[Northkeep] Linen, wool, and thrones

Jennifer Carlson talana1 at hotmail.com
Sat Jul 25 07:46:10 PDT 2009


Having just arisen from the dead after 36+ hour battle with food poisoning, I'm a little late into the conversation.

 

Linen, happily, is no longer a fad.  Once the Berlin Wall came down, Eastern Europe (where it's still the major fiber) finally was able to reach U.S. markets.  Then China, not about to be left out, also started exporting linen to the U.S.  Belgium and Ireland still produce the highest quality linen, as they use traditional rather than chemical retting processes, and are consequently more expensive, but well worth it if you can find (and afford) it.

 

Linen takes abuse like no other fabric.  When it's new, it may be a little scratchy, but it softens with repeated washings.  You can speed up this process by throwing a couple of tennis shoes in the dryer with it.  One laurel on an SCA list I subscribe to wets the fabric, stretches it across her lawn, and has her children run up and down on it for an hour or so.  Old, soft linen feels wonderful, especially for underwear and nightshirts.

 

If you wash your linen garment and hang it up to dry, it will dry stiffly, and its own weight will pull out most of the wrinkles.  This is how I treat mine and Diarmaid's gowns and shirts.  There is a substance in the fiber that reactivates when wet, which sort of self-starches the cloth.

 

When you buy wool, look for the words "Tropical" and "Summer weight."  Remember, well into the 1960s, wool was worn year round.  Central air conditioning and agressive cotton marketing are largely responsible for how we, as a culture, have wimped out about wearing wool except in the winter.  And as time went on and demand dwindled, only the cheapest types of wool filled our fabric stores, and those wools were heavy, scratchy, and limited in color - and was mostly recycled fiber.  This gave people from my generation on the idea that wool was less desireable than other fabrics.  I still mourn the loss of J. Boyer fabrics, where you could buy Italian wools that felt like they were woven on the looms of the angels; but you can get fine quality wools online.

 

Diarmaid spent the day at Ansteorran XXXth, where the temperature was reported at 104F before you factored in the heat index, wearing his brown wool twill Venetians, which are lined with wool, woolen hose, a linen shirt, and the linen jerkin he mentioned, which is of canvas-weight and double thickness.  He found he was acutally cooler if he wore the jerkin buttoned up than open, as it created some sort of convection through the fabric.  Yes, he was warm, but it was 104F degrees.
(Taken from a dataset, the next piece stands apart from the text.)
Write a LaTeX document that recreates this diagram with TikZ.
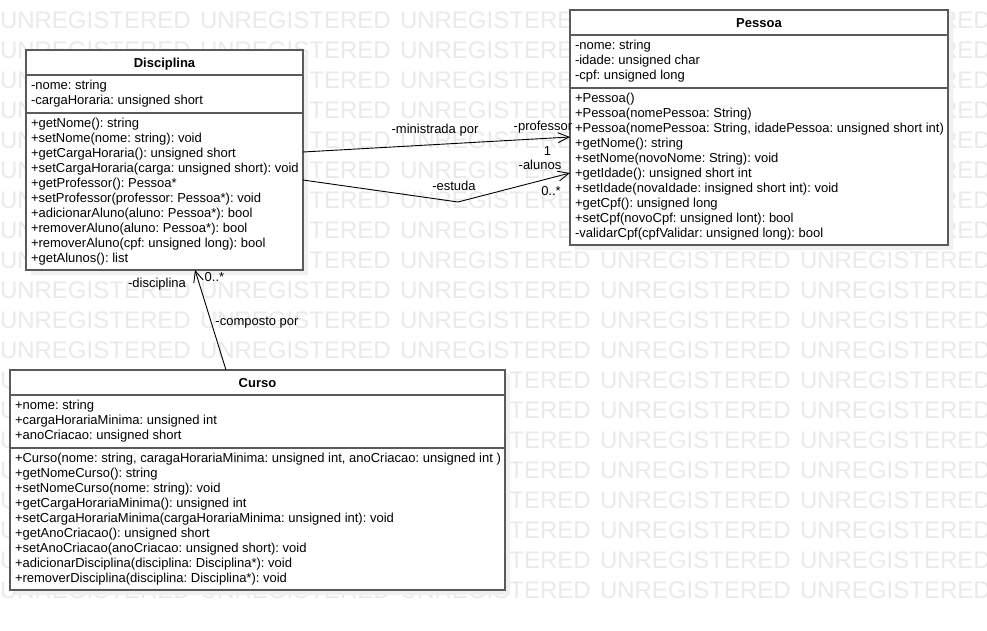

He'd have been warm if he'd been buck-naked.  But he wasn't sweaty, and the linen's ability to wick moisture away from the body and disperse it through more efficient evaporation than cotton can kept him comfortable.

 

Remember, layers can insulate for coolness as well as warmth.

 

 

On bowing to the thrones:  I was taught to do this in my early days, as a respect for the presence of the Crown at at event.  Just as Diarmaid collated it with saluting officers, I assumed it was rather like bowing to the altar whether or not service was going on, because the Divine was present even when the altar was bare.  I was also taught that, for some esoteric reason, it was gauche to bow to the back of the throne.